Many Leavers do not appear to simply dislike ‘uncontrolled’ immigration from other EU countries under freedom of movement rules. One study found that Leave voters cared more about restricting non-EU immigration more than EU immigration. Such findings suggest that it is nonsense to advocate that Brexit was motivated simply by concerns about sovereignty and Brussels, or by a desire for Britain to strengthen ties with prominent Commonwealth countries such as India, Pakistan, Nigeria and Bangladesh.

The vote to leave the EU cannot be a surprise given the publics increasing dissatisfaction with immigration, which had been steadily growing since the turn of the 21st century, in line with historically unprecedented levels of net migration. Brexit, much like the election of Donald Trump as President of the United States, can ultimately be understood better as a more general crisis of white identity which is afflicting the Western world, as migrants who arrived in the 50s, 60s and 70s become a more visible part of daily life and multiculturalism becomes embedded as a reality of a modern, post-imperial European country.

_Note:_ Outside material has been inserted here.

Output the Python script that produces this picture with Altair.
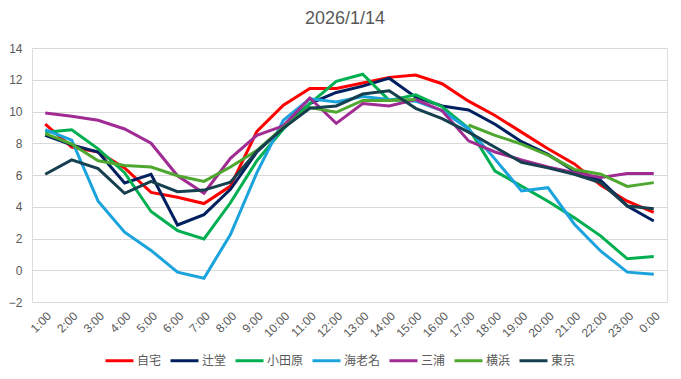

There had been warnings prior to Brexit that the public were becoming increasingly angry over the issue of immigration and some more militant in their defence of white British identity, which is discussed in detail in my book English Uprising: Brexit and the Mainstreaming of the Far Right. Between 2002 and 2009, the extreme right British National Party (BNP), whose origins lie in interwar fascism and neo-Nazism, began to make a historically significant breakthrough by picking up dozens of council seats. Nearly one million people voted for the party in the 2009 European Parliament Elections, before they collapsed. Notably, their collapse had little to do with a repulsion at their ideas on immigration, multiculturalism and Islam – which were legitimised by the tabloid media on an almost daily basis. Rather, the party descended into infighting and bankruptcy, leaving a void in British politics for a less extreme anti-immigration outlet. Telegraph columnist James Forsyth shrewdly predicted at the time that someone: ‘more plausible and with less baggage, will come along and seriously advance the BNP’s vile agenda.’ UKIP did just that.

The rise of UKIP – a party who deliberately linked scepticism of immigration and multiculturalism with Britain’s membership of the European Union – picked up more votes than the BNP could ever hope to. Boosted by their charismatic, media-savvy leader Nigel Farage, the party brought anti-immigration politics from the margins to the mainstream of British politics. In doing so, they were satisfying a demand which had existed for decades. The response from political elites was to ape UKIP’s language and co-opt their ideas, rather than confront them. Everything from Theresa May’s ‘Go Home’ vans to Labour’s ‘Controls on Immigration’ mugs normalised anti-immigrant sentiment and legitimised the views of the far right.

The growing salience of populist, far right ideas became obvious during the EU referendum campaign. Michael Gove’s attack on ‘experts’ echoed UKIP’s rhetoric which polarised the country between ‘ordinary people’ and a rotten ‘establishment’. Leave.EU’s now infamous ‘Breaking Point’ billboard was but one of many incidents during the campaign which looked to exacerbate the suspicions of large portions of the electorate that a detached elite was imposing immigration and multiculturalism on them in collaboration with Brussels. What the Leave victory demonstrated was not a coup d’état by the far right, but the significant extent to which far right ideas had become part of mainstream political culture in Britain.

Many on the victorious Leave side have already sought to rewrite the history of Brexit by arguing that it was driven by a desire to open Britain up to the wider world. The truth is that ‘global Britain’ (dubbed mockingly ‘Empire 2.0’ by some Whitehall officials) is a myth which obscures the ugly truth of Brexit. The vote reflected the triumph of anti-immigration politics and was an indicator of the normalisation of the far right – previously taboo in the mainstream British politics. Worryingly, this process did not cease following the EU referendum result, nor has it slowed down as the government hurtles towards a hard Brexit.